The Royal International Pavilion was opened by Queen Elizabeth II in 1992. It provides the main venue for the annual Llangollen International Musical Eisteddfod, where musicians and dancers from across the world compete in a spirit of friendship and harmony.
The pavilion was designed by DY Davies Associates as a venue which could be expanded to accommodate the large Eisteddfod audiences, while at other times of the year providing a smaller auditorium for performances and other events. The building features an eye-catching main entrance, with offices and stage area enclosed in a structure clad with stone and roofed with slate. Canvas is used to enclose a grassed area for the larger Eisteddfod auditorium, retaining the atmosphere of the Eisteddfod’s original marquee. The pavilion is operated by Denbighshire County Council.

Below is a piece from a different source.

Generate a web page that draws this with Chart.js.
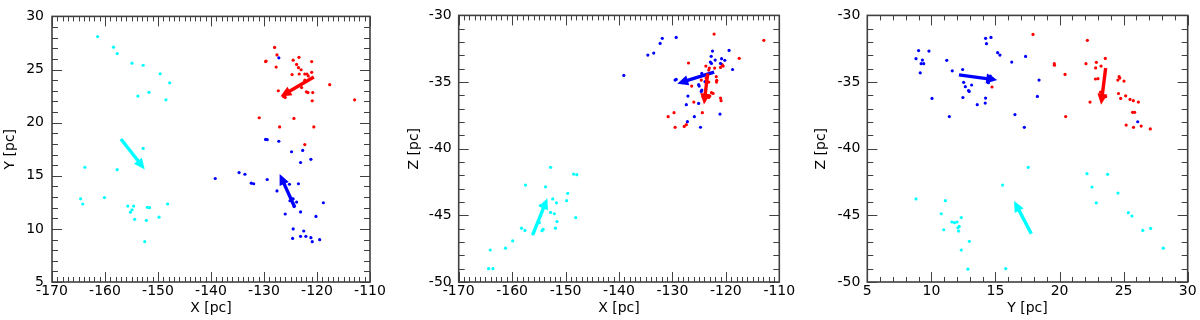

The Eisteddfod was first held in 1947 as Wales’ response to the horrors of two world wars. The theory was that music is an international language, and bringing together people from countries around the world would foster tolerance, understanding and peace. More than 4,000 performers travel to Llangollen each July to compete in around 25 competitions. The experience of performing at Llangollen has inspired some contestants to follow musical careers including Luciano Pavarotti, who sang at Llangollen with his local choir from Modena in 1955.
The site is owned by the Eisteddfod, the building by the county council, with the Eisteddfod having the exclusive use of the site for one month per year.
The building was renovated a few years ago at a cost of £1.6 million.